The "shock" of Brexit has brought the rest of the bloc closer together, incoming European Commission chief Ursula von der Leyen said Friday.
The turbulent Brexit process has reminded many "who have their doubts about the EU" of the benefits of being in the club, she said in Berlin.
In a wide-ranging speech on the eve of the 30th anniversary of the fall of the Berlin Wall, the former German defence minister said the bloc had shown it could grow stronger in times of crisis.
"As paradoxical as it sounds, the shock of Brexit has strengthened our unity," she said.
"Because it has not only shown what it means to leave the EU, but also how much each country stands to gain as part of the European Union."
Defying predictions that Britain's decision to leave would spark discord in the bloc, von der Leyen said "as different as we are, when it comes to the Brexit negotiations the 27 members stand together".
Britons voted in 2016 to leave the European Union, sending shockwaves through the continent.

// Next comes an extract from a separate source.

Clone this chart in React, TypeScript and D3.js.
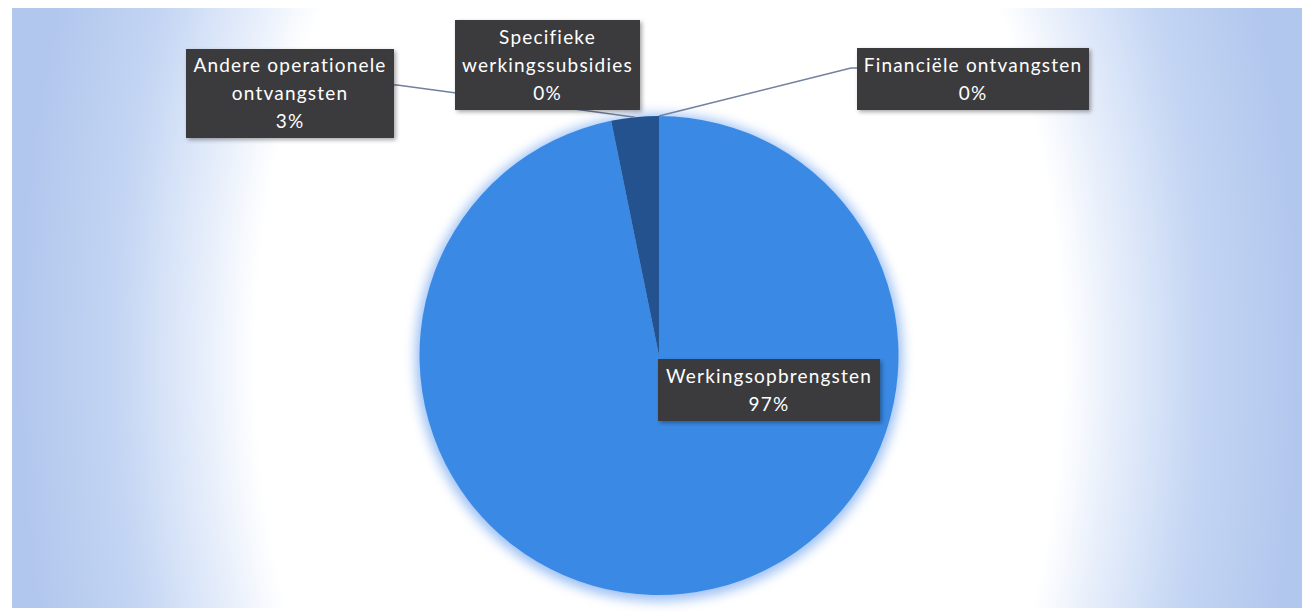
import React from "react";
import * as d3 from "d3";

const categories = [
  "Werkingsopbrengsten",
  "Andere operationele ontvangsten",
  "Specifieke werkingssubsidies",
  "Financiële ontvangsten",
];
const values = [96.8, 3.2, 0, 0];
const percentLabels = ["97%", "3%", "0%", "0%"];
const labelLines = [
  ["Werkingsopbrengsten"],
  ["Andere operationele", "ontvangsten"],
  ["Specifieke", "werkingssubsidies"],
  ["Financiële ontvangsten"],
];
const sliceColors = ["#3a8ae5", "#24528f", "#2a5da0", "#2a5da0"];

const W = 1302;
const H = 612;
const CX = 659;
const CY = 355.5;
const R = 239.5;

// label box geometry (layout, not data)
const boxes = [
  { x: 658, y: 359, w: 222, h: 62, leader: false },
  { x: 186, y: 49, w: 208, h: 89, leader: true },
  { x: 455, y: 20, w: 185, h: 90, leader: false },
  { x: 857, y: 48, w: 232, h: 62, leader: true },
];

export default function App() {
  const pie = d3
    .pie<number>()
    .sort(null)
    .startAngle(0)
    .endAngle(2 * Math.PI)(values);
  const arc = d3.arc<d3.PieArcDatum<number>>().innerRadius(0).outerRadius(R);
  const edge = d3.arc<d3.PieArcDatum<number>>().innerRadius(R).outerRadius(R);
  const lineH = 28;
  const font = "Lato, 'Open Sans', sans-serif";

  return (
    <svg width={W} height={H} style={{ position: "absolute", left: 0, top: 0 }}>
      <defs>
        <radialGradient
          id="bg"
          gradientUnits="userSpaceOnUse"
          cx={CX}
          cy={360}
          r={640}
          gradientTransform={`translate(${CX},360) scale(1,1.6) translate(${-CX},-360)`}
        >
          <stop offset="0" stopColor="#ffffff" />
          <stop offset="0.63" stopColor="#ffffff" />
          <stop offset="0.73" stopColor="#e2ebfa" />
          <stop offset="0.85" stopColor="#c3d5f3" />
          <stop offset="1" stopColor="#b2c7ee" />
        </radialGradient>
        <filter id="glow" x="-20%" y="-20%" width="140%" height="140%">
          <feGaussianBlur stdDeviation="6" />
        </filter>
        <filter id="shadow" x="-10%" y="-20%" width="130%" height="150%">
          <feDropShadow dx="2" dy="2" stdDeviation="2" floodColor="#000" floodOpacity="0.35" />
        </filter>
      </defs>
      <rect x={0} y={0} width={W} height={H} fill="#ffffff" />
      <rect x={12} y={8} width={W - 12} height={H - 12} fill="url(#bg)" />
      <circle cx={CX} cy={CY + 2} r={R + 4} fill="#7aaaf0" opacity={0.75} filter="url(#glow)" />
      <g transform={`translate(${CX},${CY})`}>
        {pie.map((d, i) =>
          d.endAngle - d.startAngle > 0 ? (
            <path key={i} d={arc(d) || ""} fill={sliceColors[i]} />
          ) : null
        )}
      </g>
      {pie.map((d, i) => {
        const b = boxes[i];
        if (!b.leader) return null;
        const [ex, ey] = edge.centroid(d);
        const tx = CX + ex;
        const ty = CY + ey;
        const sx = i === 1 ? b.x + b.w : b.x;
        const sy = i === 1 ? b.y + 36 : b.y + 20;
        const midX = i === 1 ? sx + 3 : sx - 6;
        return (
          <polyline
            key={"l" + i}
            points={`${sx},${sy} ${midX},${sy} ${tx},${ty}`}
            fill="none"
            stroke="#6f7f9e"
            strokeWidth={1.5}
          />
        );
      })}
      {categories.map((c, i) => {
        const b = boxes[i];
        const lines = [...labelLines[i], percentLabels[i]];
        const total = lines.length * lineH;
        const y0 = b.y + (b.h - total) / 2 + lineH / 2;
        return (
          <g key={"b" + i}>
            <rect x={b.x} y={b.y} width={b.w} height={b.h} fill="#3b3b3d" filter="url(#shadow)" />
            <text
              x={b.x + b.w / 2}
              textAnchor="middle"
              fill="#ffffff"
              fontFamily={font}
              fontSize={19}
              letterSpacing={1.2}
              style={{ fontVariantLigatures: "none" }}
            >
              {lines.map((t, k) => (
                <tspan key={k} x={b.x + b.w / 2} y={y0 + k * lineH} dy="0.35em">
                  {t}
                </tspan>
              ))}
            </text>
          </g>
        );
      })}
    </svg>
  );
}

But a crippling political deadlock at home has seen Britain's departure date delayed three times, and the country is now gearing up for a snap election next month that could trigger fresh Brexit uncertainty.
How to avoid a hard border between the Republic of Ireland and Northern Ireland has been one of the key stumbling blocks in the tortuous process.
The remaining EU members have firmly backed Dublin's position that there could be no barriers on the island that would jeopardise the 1998 Good Friday Agreement that ended three decades of sectarian violence.